** Begin Data section **

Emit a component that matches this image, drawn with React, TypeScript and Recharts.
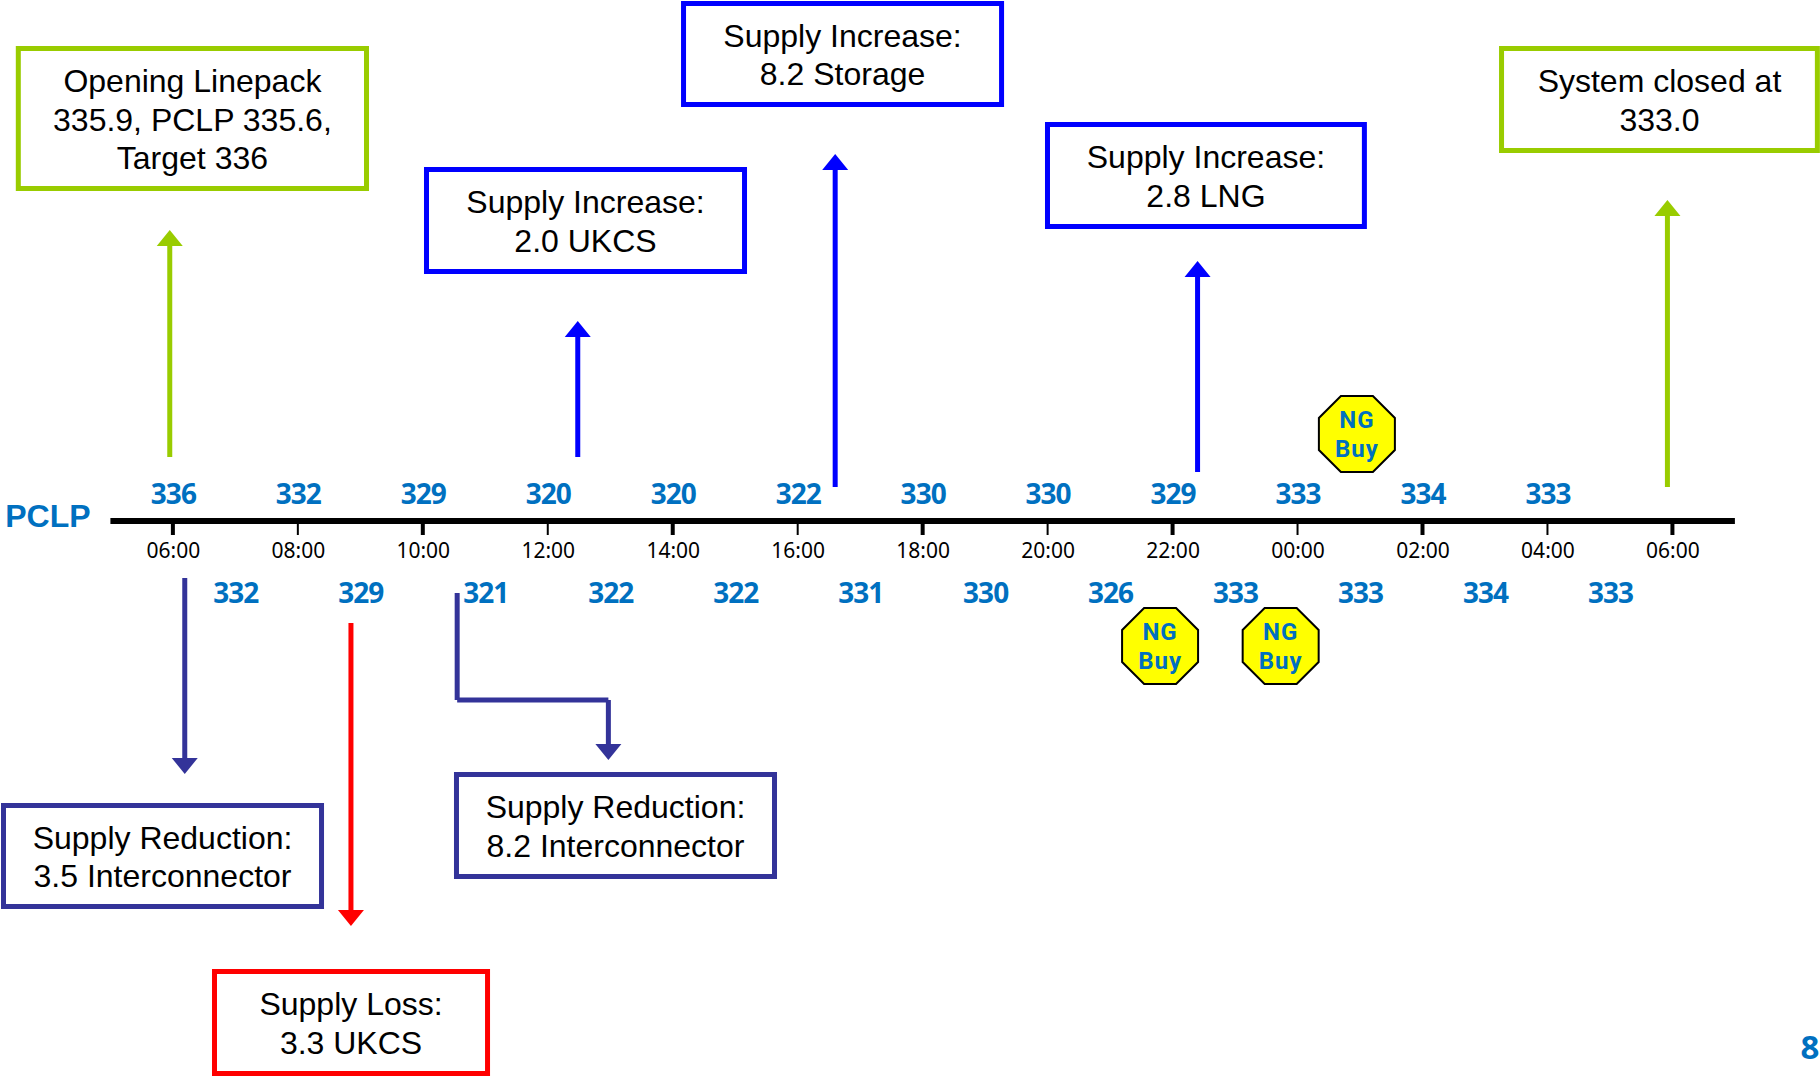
import React from 'react';
import {
  ComposedChart,
  XAxis,
  YAxis,
  Scatter,
  ReferenceLine,
  ReferenceArea,
} from 'recharts';

const BLUE = '#0000FF';
const GREEN = '#99CC00';
const NAVY = '#333399';
const RED = '#FF0000';
const LABEL_BLUE = '#0070C0';

// hours since midnight of the gas day start, 30 = 06:00 next day
const tickHours = [6, 8, 10, 12, 14, 16, 18, 20, 22, 24, 26, 28, 30];

const pclpHours = [6, 7, 8, 9, 10, 11, 12, 13, 14, 15, 16, 17, 18, 19, 20, 21, 22, 23, 24, 25, 26, 27, 28, 29];
const pclpValues = [336, 332, 332, 329, 329, 321, 320, 322, 320, 322, 322, 331, 330, 330, 330, 326, 329, 333, 333, 333, 334, 334, 333, 333];

const ngBuyHours = [24.95, 21.8, 23.73];
const ngBuyLanes = [434, 646, 646];

const boxes = [
  { x1: 3.526, x2: 9.099, y1: 48.5, y2: 188.5, color: GREEN, lines: ['Opening Linepack', '335.9, PCLP 335.6,', 'Target 336'] },
  { x1: 10.059, x2: 15.149, y1: 169.5, y2: 271.5, color: BLUE, lines: ['Supply Increase:', '2.0 UKCS'] },
  { x1: 14.173, x2: 19.263, y1: 3.5, y2: 104.5, color: BLUE, lines: ['Supply Increase:', '8.2 Storage'] },
  { x1: 19.998, x2: 25.07, y1: 124.5, y2: 226.5, color: BLUE, lines: ['Supply Increase:', '2.8 LNG'] },
  { x1: 27.265, x2: 32.32, y1: 48.5, y2: 150.5, color: GREEN, lines: ['System closed at', '333.0'] },
  { x1: 3.289, x2: 8.379, y1: 805.5, y2: 906.5, color: NAVY, lines: ['Supply Reduction:', '3.5 Interconnector'] },
  { x1: 10.539, x2: 15.629, y1: 774.5, y2: 876.5, color: NAVY, lines: ['Supply Reduction:', '8.2 Interconnector'] },
  { x1: 6.666, x2: 11.036, y1: 971.5, y2: 1073.5, color: RED, lines: ['Supply Loss:', '3.3 UKCS'] },
];

// each arrow is a path of [hour, lane] points, head at the last one
const arrows = [
  { color: GREEN, path: [[5.95, 457], [5.95, 230]] },
  { color: BLUE, path: [[12.48, 457], [12.48, 321]] },
  { color: BLUE, path: [[16.6, 487], [16.6, 154]] },
  { color: BLUE, path: [[22.4, 472], [22.4, 261]] },
  { color: GREEN, path: [[29.92, 487], [29.92, 200]] },
  { color: NAVY, path: [[6.19, 578], [6.19, 774]] },
  { color: RED, path: [[8.85, 623], [8.85, 926]] },
  { color: NAVY, path: [[10.55, 593], [10.55, 700], [12.97, 700], [12.97, 760]] },
];

const AXIS_LANE = 521;

const pclpData = pclpHours.map((hour, i) => ({
  hour,
  value: pclpValues[i],
  lane: i % 2 === 0 ? 504 : 603,
}));
const ngBuyData = ngBuyHours.map((hour, i) => ({ hour, lane: ngBuyLanes[i] }));
const boxTextData = boxes.map((b) => ({
  hour: (b.x1 + b.x2) / 2,
  lane: (b.y1 + b.y2) / 2,
  lines: b.lines,
}));
const headData = arrows.map((a) => {
  const tip = a.path[a.path.length - 1];
  const prev = a.path[a.path.length - 2];
  return { hour: tip[0], lane: tip[1], color: a.color, dir: tip[1] < prev[1] ? -1 : 1 };
});

const fmtHour = (h: number) => `${String(h % 24).padStart(2, '0')}:00`;

function TimeTick({ x, payload, index }: any) {
  return (
    <g>
      <line x1={x} x2={x} y1={AXIS_LANE + 3} y2={AXIS_LANE + 14} stroke="#000" strokeWidth={index % 2 === 0 ? 4 : 2} />
      <text x={x + 0.5} y={558} textAnchor="middle" fontFamily="'Noto Sans', sans-serif" fontSize={21} fill="#000">
        {fmtHour(payload.value)}
      </text>
    </g>
  );
}

function PclpLabel({ cx, cy, payload }: any) {
  return (
    <text x={cx + 0.5} y={cy} textAnchor="middle" fontFamily="'Noto Sans', sans-serif" fontWeight={700} fontSize={28} letterSpacing={-1} fill={LABEL_BLUE}>
      {payload.value}
    </text>
  );
}

function BoxText({ cx, cy, payload }: any) {
  const n = payload.lines.length;
  return (
    <text textAnchor="middle" fontFamily="'Liberation Sans', Arial, sans-serif" fontSize={32} fill="#000">
      {payload.lines.map((line: string, i: number) => (
        <tspan key={line} x={cx} y={cy + 12 + (i - (n - 1) / 2) * 38.3}>
          {line}
        </tspan>
      ))}
    </text>
  );
}

function ArrowHead({ cx, cy, payload }: any) {
  const d = payload.dir;
  return <polygon points={`${cx},${cy} ${cx - 13},${cy - d * 16} ${cx + 13},${cy - d * 16}`} fill={payload.color} />;
}

function NgBuy({ cx, cy }: any) {
  const r = 38;
  const c = 22;
  const pts = [
    [-r + c, -r], [r - c, -r], [r, -r + c], [r, r - c],
    [r - c, r], [-r + c, r], [-r, r - c], [-r, -r + c],
  ].map((p) => `${cx + p[0]},${cy + p[1]}`).join(' ');
  return (
    <g>
      <polygon points={pts} fill="#FFFF00" stroke="#000" strokeWidth={2} />
      <text textAnchor="middle" fontFamily="Roboto, sans-serif" fontWeight={700} fontSize={24} letterSpacing={1} fill={LABEL_BLUE}>
        <tspan x={cx} y={cy - 6}>NG</tspan>
        <tspan x={cx} y={cy + 23}>Buy</tspan>
      </text>
    </g>
  );
}

function PlainLabel({ cx, cy, payload }: any) {
  return (
    <text x={cx} y={cy} textAnchor="middle" fontFamily={payload.font} fontWeight={700} fontSize={payload.size} fill={LABEL_BLUE}>
      {payload.text}
    </text>
  );
}

const plainLabels = [
  { hour: 4.0, lane: 527, text: 'PCLP', font: "'Liberation Sans', Arial, sans-serif", size: 32 },
  { hour: 32.2, lane: 1059, text: '8', font: "'Noto Sans', sans-serif", size: 33 },
];

export default function App() {
  return (
    <div style={{ position: 'absolute', left: 0, top: 0, width: 1820, height: 1077, background: '#fff' }}>
      <ComposedChart width={1820} height={1077} margin={{ top: 0, right: 0, bottom: 0, left: 0 }}>
        <XAxis
          dataKey="hour"
          type="number"
          domain={[3.233, 32.362]}
          ticks={tickHours}
          interval={0}
          height={1}
          axisLine={false}
          tickLine={false}
          tick={TimeTick}
        />
        <YAxis dataKey="lane" type="number" domain={[0, 1076]} reversed hide />

        <ReferenceLine
          segment={[{ x: 5, y: AXIS_LANE }, { x: 31, y: AXIS_LANE }]}
          stroke="#000"
          strokeWidth={6}
        />
        {boxes.map((b) => (
          <ReferenceArea
            key={b.lines.join()}
            x1={b.x1}
            x2={b.x2}
            y1={b.y1}
            y2={b.y2}
            fill="#fff"
            fillOpacity={1}
            stroke={b.color}
            strokeWidth={5}
            ifOverflow="visible"
          />
        ))}
        {arrows.flatMap((a, i) =>
          a.path.slice(1).map((p, j) => {
            const from = a.path[j];
            const isLast = j === a.path.length - 2;
            // stop the shaft where the head starts
            const endLane = isLast ? p[1] - (p[1] < from[1] ? -14 : 14) : p[1];
            return (
              <ReferenceLine
                key={`${i}-${j}`}
                segment={[{ x: from[0], y: from[1] }, { x: p[0], y: endLane }]}
                stroke={a.color}
                strokeWidth={5}
              />
            );
          }),
        )}

        <Scatter data={boxTextData} dataKey="lane" shape={BoxText} isAnimationActive={false} />
        <Scatter data={headData} dataKey="lane" shape={ArrowHead} isAnimationActive={false} />
        <Scatter data={pclpData} dataKey="lane" shape={PclpLabel} isAnimationActive={false} />
        <Scatter data={ngBuyData} dataKey="lane" shape={NgBuy} isAnimationActive={false} />
        <Scatter data={plainLabels} dataKey="lane" shape={PlainLabel} isAnimationActive={false} />
      </ComposedChart>
    </div>
  );
}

** End Data section **

Problem description
Reproduce only the lines from the beginning of the data through the line that contains "const ngBuyLanes = [434, 646, 646];", both included, and please drop the pictures.

The response
Emit a component that matches this image, drawn with React, TypeScript and Recharts.
import React from 'react';
import {
  ComposedChart,
  XAxis,
  YAxis,
  Scatter,
  ReferenceLine,
  ReferenceArea,
} from 'recharts';

const BLUE = '#0000FF';
const GREEN = '#99CC00';
const NAVY = '#333399';
const RED = '#FF0000';
const LABEL_BLUE = '#0070C0';

// hours since midnight of the gas day start, 30 = 06:00 next day
const tickHours = [6, 8, 10, 12, 14, 16, 18, 20, 22, 24, 26, 28, 30];

const pclpHours = [6, 7, 8, 9, 10, 11, 12, 13, 14, 15, 16, 17, 18, 19, 20, 21, 22, 23, 24, 25, 26, 27, 28, 29];
const pclpValues = [336, 332, 332, 329, 329, 321, 320, 322, 320, 322, 322, 331, 330, 330, 330, 326, 329, 333, 333, 333, 334, 334, 333, 333];

const ngBuyHours = [24.95, 21.8, 23.73];
const ngBuyLanes = [434, 646, 646];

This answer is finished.